Prima o poi questa ricetta doveva finire qui sul blog, a beneficio soprattutto dei lettori che vivono al di fuori dell’Emilia Romagna. Parto subito da un appunto, leggendo un po’ sulla Rete la differenza tra tortellino e cappelletto. Il primo, a forma di ombelico, viene attribuito alle provincie di Modena e Bologna, mentre il secondo viene indicato come specialità romagnola. In realtà, la differenza sta nella forma, ma qui a Modena si mangiano entrambe le versioni, senza problemi di provenienza o attribuzione.
Ebbene, questa pasta che fino a qualche generazione fa veniva preparata in casa, finirà per sparire, impegnativa da preparare e ormai mancante di un adeguato passaggio di testimone. Ci si dovrà per cui accontentare di andare in una delle botteghe di pasta fresca, o peggio, di mangiare quelli del banco frigo, dall’insano colore plastificato.
L’invasione dei tortellini
Dal canto mio, sono un cliente difficile, in quanto uno degli ingredienti principali è il Parmigiano, che essendo un formaggio deve stare lontano dalla mia persona, in quanto intollerante ai latticini.
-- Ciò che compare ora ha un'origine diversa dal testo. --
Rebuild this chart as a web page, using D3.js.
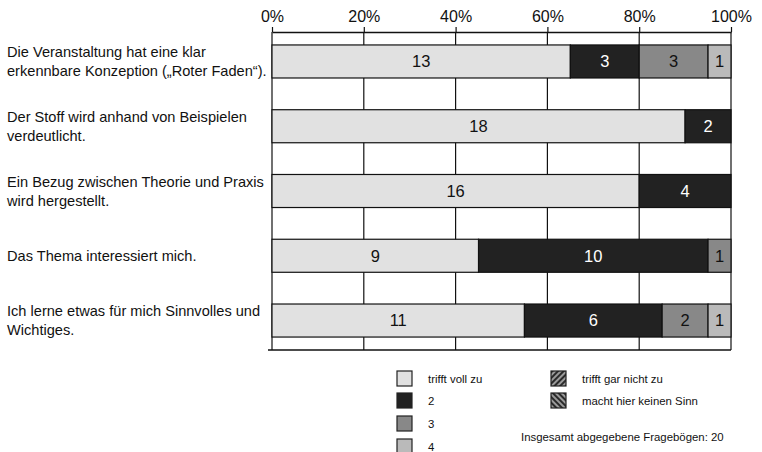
<!DOCTYPE html>
<html>
<head>
<meta charset="utf-8">
<script src="https://cdn.jsdelivr.net/npm/d3@7/dist/d3.min.js"></script>
<style>
  html, body { margin: 0; padding: 0; background: #fff; }
  svg { display: block; font-family: "Liberation Sans", Arial, sans-serif; }
</style>
</head>
<body>
<svg id="chart" width="762" height="452"></svg>
<script>
// Survey statements (each entry = lines of the label)
const statements = [
  ["Die Veranstaltung hat eine klar", "erkennbare Konzeption (\u201eRoter Faden\u201c)."],
  ["Der Stoff wird anhand von Beispielen", "verdeutlicht."],
  ["Ein Bezug zwischen Theorie und Praxis", "wird hergestellt."],
  ["Das Thema interessiert mich."],
  ["Ich lerne etwas f\u00fcr mich Sinnvolles und", "Wichtiges."]
];

// Answer counts per rating
const trifftVollZu = [13, 18, 16, 9, 11];
const rating2      = [3, 2, 4, 10, 6];
const rating3      = [3, 0, 0, 1, 2];
const rating4      = [1, 0, 0, 0, 1];
const trifftGarNichtZu = [0, 0, 0, 0, 0];
const keinSinn     = [0, 0, 0, 0, 0];

const seriesNames = ["trifft voll zu", "2", "3", "4", "trifft gar nicht zu", "macht hier keinen Sinn"];
const tickValues = [0, 0.2, 0.4, 0.6, 0.8, 1.0];
const totalForms = 20;

const svg = d3.select("#chart");
const defs = svg.append("defs");

function hatch(id, angle) {
  const p = defs.append("pattern")
    .attr("id", id).attr("patternUnits", "userSpaceOnUse")
    .attr("width", 4).attr("height", 4)
    .attr("patternTransform", `rotate(${angle})`);
  p.append("rect").attr("width", 4).attr("height", 4).attr("fill", "#9a9a9a");
  p.append("rect").attr("width", 2).attr("height", 4).attr("fill", "#2a2a2a");
}
hatch("hatchA", 45);
hatch("hatchB", -45);

const fills = ["#e1e1e1", "#222222", "#888888", "#bababa", "url(#hatchA)", "url(#hatchB)"];
const textFills = ["#111", "#fff", "#111", "#111", "#fff", "#fff"];

const seriesValues = [trifftVollZu, rating2, rating3, rating4, trifftGarNichtZu, keinSinn];
const rows = statements.map((s, i) => {
  const vals = seriesValues.map(v => v[i]);
  const total = d3.sum(vals);
  let acc = 0;
  return {
    idx: i,
    segments: vals.map((v, k) => {
      const seg = { k, v, x0: acc / total, x1: (acc + v) / total };
      acc += v;
      return seg;
    }).filter(s => s.v > 0)
  };
});

const x = d3.scaleLinear().domain([0, 1]).range([272, 731]);
const y = d3.scaleBand().domain(d3.range(statements.length))
  .range([32, 350]).paddingInner(0.49).paddingOuter(0.2);

// Vertical gridlines
svg.append("g").selectAll("line").data(tickValues).join("line")
  .attr("x1", d => x(d)).attr("x2", d => x(d))
  .attr("y1", 32).attr("y2", 350)
  .attr("stroke", "#111").attr("stroke-width", 1.2);

// Top axis
const axis = d3.axisTop(x).tickValues(tickValues)
  .tickFormat(d => Math.round(d * 100) + "%")
  .tickSize(5).tickSizeOuter(0);
const ag = svg.append("g").attr("transform", "translate(0,32)").call(axis);
ag.select(".domain").attr("stroke", "#111").attr("stroke-width", 1.4);
ag.selectAll(".tick line").attr("stroke", "#111").attr("stroke-width", 1.2);
ag.selectAll(".tick text").attr("font-size", 16).attr("fill", "#111")
  .attr("font-family", "Liberation Sans, Arial, sans-serif").attr("dy", "-0.1em");

// Bottom baseline
svg.append("line").attr("x1", 268).attr("x2", 731).attr("y1", 350).attr("y2", 350)
  .attr("stroke", "#111").attr("stroke-width", 1.4);

// Stacked bars
const rowG = svg.append("g").selectAll("g").data(rows).join("g")
  .attr("transform", d => `translate(0,${y(d.idx)})`);
rowG.selectAll("rect").data(d => d.segments).join("rect")
  .attr("x", d => x(d.x0)).attr("width", d => x(d.x1) - x(d.x0))
  .attr("y", 0).attr("height", y.bandwidth())
  .attr("fill", d => fills[d.k]).attr("stroke", "#111").attr("stroke-width", 1.2);
rowG.selectAll("text").data(d => d.segments).join("text")
  .attr("x", d => (x(d.x0) + x(d.x1)) / 2)
  .attr("y", y.bandwidth() / 2).attr("dy", "0.36em")
  .attr("text-anchor", "middle").attr("font-size", 16.5)
  .attr("fill", d => textFills[d.k]).text(d => d.v);

// Statement labels
const lab = svg.append("g").selectAll("text").data(statements).join("text")
  .attr("x", 7).attr("font-size", 14.6).attr("fill", "#111")
  .attr("y", (d, i) => y(i) + y.bandwidth() / 2 - (d.length - 1) * 9.5);
lab.selectAll("tspan").data(d => d).join("tspan")
  .attr("x", 7).attr("dy", (d, i) => i === 0 ? "0.36em" : 19).text(d => d);

// Legend
const legend = svg.append("g").attr("font-size", 11.4).attr("fill", "#111");
const legendPos = [
  [397, 371], [397, 393], [397, 416], [397, 439],
  [551, 371], [551, 393]
];
seriesNames.forEach((name, k) => {
  const [lx, ly] = legendPos[k];
  legend.append("rect").attr("x", lx).attr("y", ly).attr("width", 15).attr("height", 15)
    .attr("fill", fills[k]).attr("stroke", "#222").attr("stroke-width", 1.2);
  legend.append("text").attr("x", lx + 31).attr("y", ly + 8).attr("dy", "0.36em").text(name);
});
legend.append("text").attr("x", 521).attr("y", 437).attr("dy", "0.36em")
  .text("Insgesamt abgegebene Frageb\u00f6gen: " + totalForms);
</script>
</body>
</html>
Fortunatamente però, qualche anima pia ha la pazienza di prepararmene un vassoio dedicato, almeno una volta all’anno. Grazie Ester!
Ingredienti
Ripieno:
- Macinato di maiale
- Macinato di vitello
- Salsiccia
- Prosciutto crudo
- Mortadella
- Uovo
- Parmigiano
- Pane grattugiato
C’è anche chi mette la noce moscata, per dire, o chi come mia madre, non metteva la salsiccia. Riguardo alla pasta invece, se proprio volete cimentarvi, vi basterà della farina e delle uova. Le proporzioni, tradizionalmente, si facevano a occhio con le uova. Si usava dire “Ho fatto 10 uova di pasta”, e io non saprei dirvi a quanti tortellini corrispondessero.
Non è facile la chiusura.
Come servire
Principalmente, il tortellino va servito in brodo, il brodo buono, come diciamo qui, fatto con carne di manzo e gallina, anche se alcuni usano quello più grasso di cappone. Ci sono anche zone in cui usano servire con poco brodo per poi aggiungere Lambrusco. Io la trovo un’usanza un po’ estrema però.
Negli anni, al tradizionale brodo, è stata affiancata anche la ricetta con la panna, per cui non è difficile trovare ristoranti emiliani che ve li servono asciutti con panna. Il trucco è tenere sempre un punto di cottura ottimale, in modo tale che la pasta rimanga soda e al dente.
Tortellino (il primo in alto), cappelletto (a destra) e agnolotto (in basso)
Comunque sia, se proprio non avete una signora di una volta, la cosiddetta rezdora che ve li prepara, affidatevi a un pasta fresca piuttosto che mangiare quelli confezionati. Almeno se non avete mangiato almeno una volta quelli fatti a mano e in casa.